Fri., January 13, 2012 4:05pm (EST)

Democrats Want Healthcare Exchange
By Jeanne Bonner
Updated: 2 years ago

ATLANTA  —  
Georgia's Republican leadership says it will wait to create a federally-mandated healthcare exchange until after the U.S. Supreme Court rules on Pres. Obama's Affordable Care Act. Democrats held a press conference at the State Capitol to say that's a mistake. They will file a bill setting up the exchange if Republicans don't. (Photo: Jeanne Bonner)
Georgia's Republican leadership says it will wait to create a federally-mandated healthcare exchange until after the U.S. Supreme Court rules on Pres. Obama's Affordable Care Act. Democrats held a press conference at the State Capitol to say that's a mistake. They will file a bill setting up the exchange if Republicans don't. (Photo: Jeanne Bonner)
Georgia Democrats say they will propose a bill creating a healthcare exchange if Republican lawmakers don’t. They also say they’ve filed a brief with the U.S. Supreme Court supporting Pres. Obama’s healthcare reform law.

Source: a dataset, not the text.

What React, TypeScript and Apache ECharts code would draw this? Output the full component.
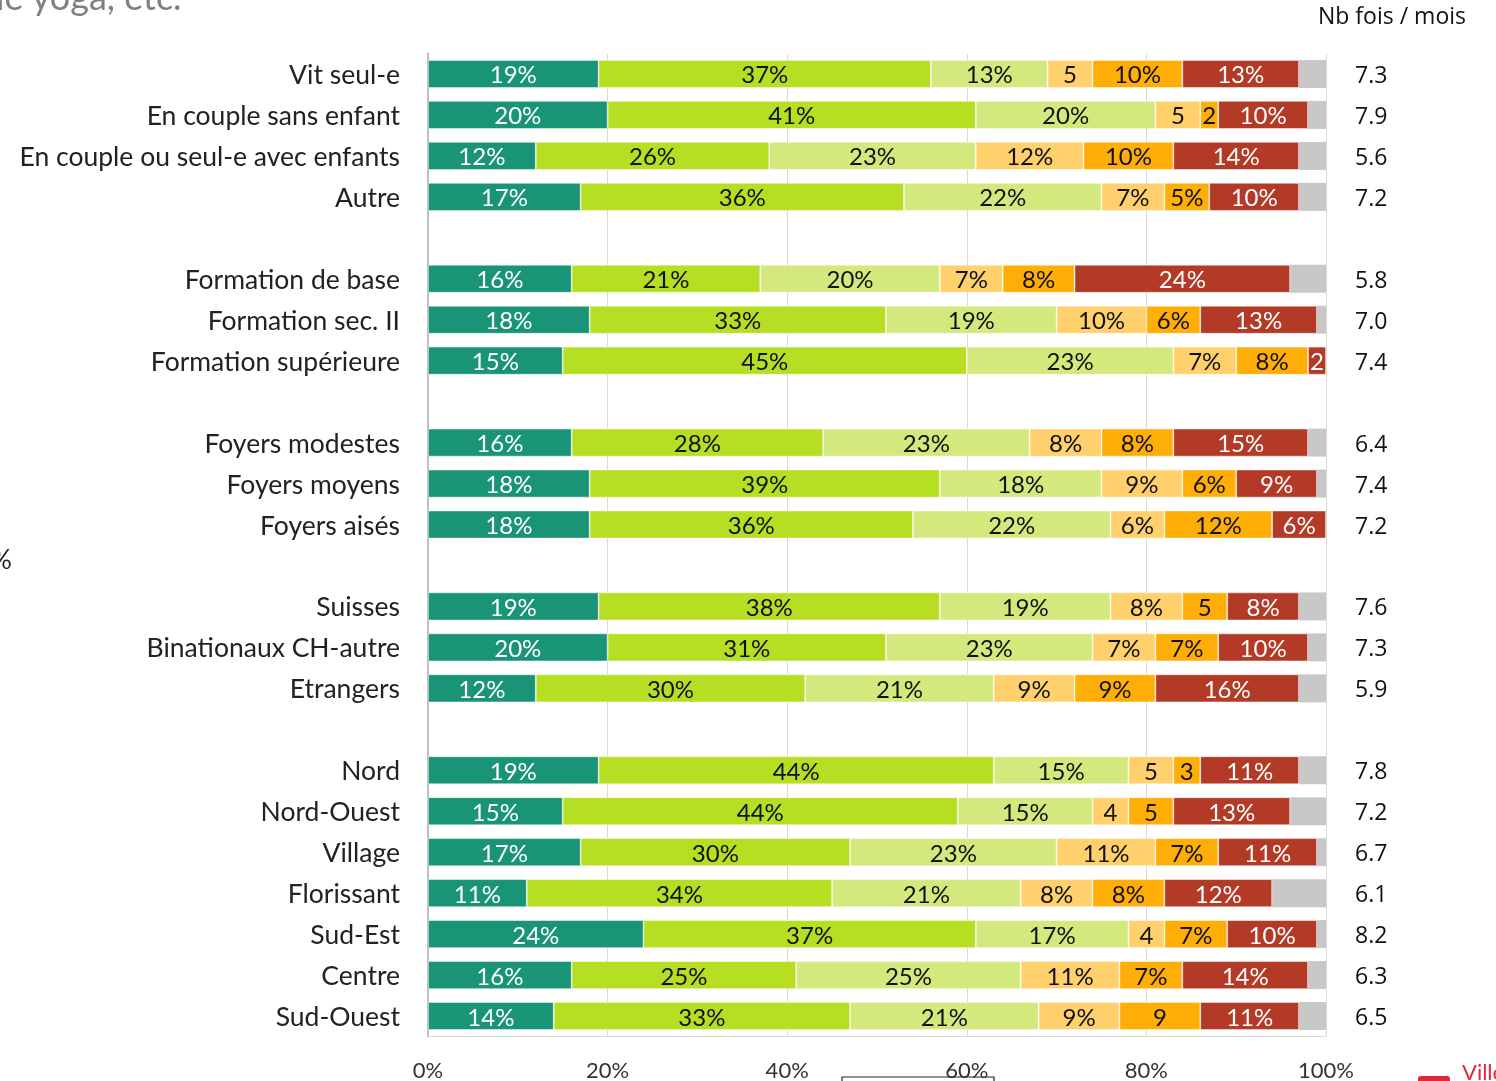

Democrats say Republicans need to stop delaying the creation of a healthcare exchange.

The federal Affordable Care Act mandates that each state have a marketplace where residents can buy insurance.

The Supreme Court will hear a challenge to the law in March, and will likely decide if it’s constitutional by June.

At a press conference at the state Capitol, Rep. Pat Gardner of Atlanta says Georgia can’t wait for the High Court’s decision.

“We’ll be at the back of the line in terms of applying for federal funds to help set up the exchange," Gardner said. "We don’t think it will make sense to come back for a special session to pass a bill on a health insurance exchange.”

Governor Nathan Deal, on the other hand, says the state should wait for the court decision.

Brian Robinson is Deal’s spokesman.

“With the Supreme Court on the verge of making a landmark ruling on Obamacare this Spring, the Governor doesn’t want the state moving forward and spending any resources or energy on an issue that may go away in the Spring,” he said Friday.

Georgia was one of the first states to challenge the law’s constitutionality.